**Data entries**
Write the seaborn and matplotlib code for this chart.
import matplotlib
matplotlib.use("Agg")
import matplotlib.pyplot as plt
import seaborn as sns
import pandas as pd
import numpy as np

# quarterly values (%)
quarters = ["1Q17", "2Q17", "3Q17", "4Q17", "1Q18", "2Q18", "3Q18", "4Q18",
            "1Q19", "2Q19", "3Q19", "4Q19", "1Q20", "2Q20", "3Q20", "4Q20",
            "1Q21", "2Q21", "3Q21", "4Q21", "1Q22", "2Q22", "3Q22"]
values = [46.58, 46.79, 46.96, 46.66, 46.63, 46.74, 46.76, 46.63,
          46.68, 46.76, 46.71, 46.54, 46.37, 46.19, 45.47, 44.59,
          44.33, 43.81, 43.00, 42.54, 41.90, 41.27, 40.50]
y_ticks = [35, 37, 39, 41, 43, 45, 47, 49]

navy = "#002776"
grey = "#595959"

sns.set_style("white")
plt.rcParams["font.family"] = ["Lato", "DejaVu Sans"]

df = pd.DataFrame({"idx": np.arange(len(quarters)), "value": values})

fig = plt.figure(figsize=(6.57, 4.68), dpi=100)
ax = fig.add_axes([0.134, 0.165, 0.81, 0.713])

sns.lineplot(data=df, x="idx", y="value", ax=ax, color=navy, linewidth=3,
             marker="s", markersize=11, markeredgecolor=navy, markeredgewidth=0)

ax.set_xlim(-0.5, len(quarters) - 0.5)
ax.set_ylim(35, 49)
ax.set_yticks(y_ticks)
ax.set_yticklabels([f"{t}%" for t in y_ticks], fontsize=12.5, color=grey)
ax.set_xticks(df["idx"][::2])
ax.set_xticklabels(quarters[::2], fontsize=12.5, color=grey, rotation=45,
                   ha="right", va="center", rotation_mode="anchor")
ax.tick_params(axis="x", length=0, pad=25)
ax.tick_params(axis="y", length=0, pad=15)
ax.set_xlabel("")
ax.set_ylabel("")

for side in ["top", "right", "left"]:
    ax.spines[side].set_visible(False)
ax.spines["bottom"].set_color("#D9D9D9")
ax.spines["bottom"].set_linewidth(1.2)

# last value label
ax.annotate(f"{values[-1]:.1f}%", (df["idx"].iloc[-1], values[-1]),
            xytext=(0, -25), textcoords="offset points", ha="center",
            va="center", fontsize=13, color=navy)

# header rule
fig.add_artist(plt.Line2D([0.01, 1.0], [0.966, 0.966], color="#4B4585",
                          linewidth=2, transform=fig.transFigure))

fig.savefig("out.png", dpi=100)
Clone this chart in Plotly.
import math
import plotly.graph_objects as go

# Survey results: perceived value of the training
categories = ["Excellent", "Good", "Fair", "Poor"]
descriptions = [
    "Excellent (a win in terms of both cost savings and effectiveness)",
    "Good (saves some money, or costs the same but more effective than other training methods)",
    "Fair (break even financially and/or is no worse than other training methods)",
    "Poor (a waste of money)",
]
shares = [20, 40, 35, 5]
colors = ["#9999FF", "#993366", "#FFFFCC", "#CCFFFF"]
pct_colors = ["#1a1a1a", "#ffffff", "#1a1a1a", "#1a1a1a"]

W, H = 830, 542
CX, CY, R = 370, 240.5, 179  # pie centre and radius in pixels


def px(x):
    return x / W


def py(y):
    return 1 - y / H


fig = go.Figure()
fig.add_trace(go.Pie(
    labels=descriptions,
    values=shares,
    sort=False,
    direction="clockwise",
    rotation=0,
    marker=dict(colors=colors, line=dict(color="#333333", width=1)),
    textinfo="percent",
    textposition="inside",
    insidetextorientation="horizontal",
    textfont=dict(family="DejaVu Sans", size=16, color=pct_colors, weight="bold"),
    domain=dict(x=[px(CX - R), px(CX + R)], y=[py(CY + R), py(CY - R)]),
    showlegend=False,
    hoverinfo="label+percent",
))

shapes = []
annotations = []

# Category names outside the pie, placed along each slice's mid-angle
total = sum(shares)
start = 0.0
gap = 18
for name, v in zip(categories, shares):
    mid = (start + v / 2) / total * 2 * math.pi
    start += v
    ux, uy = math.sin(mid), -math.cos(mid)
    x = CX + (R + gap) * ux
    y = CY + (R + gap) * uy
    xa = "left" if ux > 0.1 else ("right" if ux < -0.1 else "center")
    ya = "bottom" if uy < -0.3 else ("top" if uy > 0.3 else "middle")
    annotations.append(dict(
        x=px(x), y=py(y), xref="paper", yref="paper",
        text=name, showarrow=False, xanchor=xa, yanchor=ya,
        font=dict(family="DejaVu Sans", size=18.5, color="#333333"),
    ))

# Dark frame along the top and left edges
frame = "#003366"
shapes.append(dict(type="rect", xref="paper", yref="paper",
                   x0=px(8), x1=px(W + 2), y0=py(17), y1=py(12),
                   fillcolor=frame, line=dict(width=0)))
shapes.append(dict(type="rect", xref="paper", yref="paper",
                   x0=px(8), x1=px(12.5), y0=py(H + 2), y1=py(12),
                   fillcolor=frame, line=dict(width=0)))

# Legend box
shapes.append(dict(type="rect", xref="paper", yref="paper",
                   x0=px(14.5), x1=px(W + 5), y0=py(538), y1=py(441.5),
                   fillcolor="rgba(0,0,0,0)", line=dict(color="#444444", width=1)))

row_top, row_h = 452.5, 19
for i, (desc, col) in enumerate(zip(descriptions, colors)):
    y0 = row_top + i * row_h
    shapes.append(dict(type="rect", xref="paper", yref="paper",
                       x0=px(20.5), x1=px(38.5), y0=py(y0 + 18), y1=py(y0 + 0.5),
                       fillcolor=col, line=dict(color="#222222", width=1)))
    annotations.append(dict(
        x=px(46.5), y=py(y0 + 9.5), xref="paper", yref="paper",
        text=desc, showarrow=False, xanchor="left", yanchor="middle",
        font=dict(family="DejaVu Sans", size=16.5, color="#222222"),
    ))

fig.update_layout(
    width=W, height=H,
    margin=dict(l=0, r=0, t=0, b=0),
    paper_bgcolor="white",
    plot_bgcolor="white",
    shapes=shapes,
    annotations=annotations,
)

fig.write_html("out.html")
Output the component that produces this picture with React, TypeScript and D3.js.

**What the exercise asks**
Take the lines from the start of the records through the line holding "import numpy as np", both included, and please print them exactly, with nothing else.

**Task response**
Write the seaborn and matplotlib code for this chart.
import matplotlib
matplotlib.use("Agg")
import matplotlib.pyplot as plt
import seaborn as sns
import pandas as pd
import numpy as np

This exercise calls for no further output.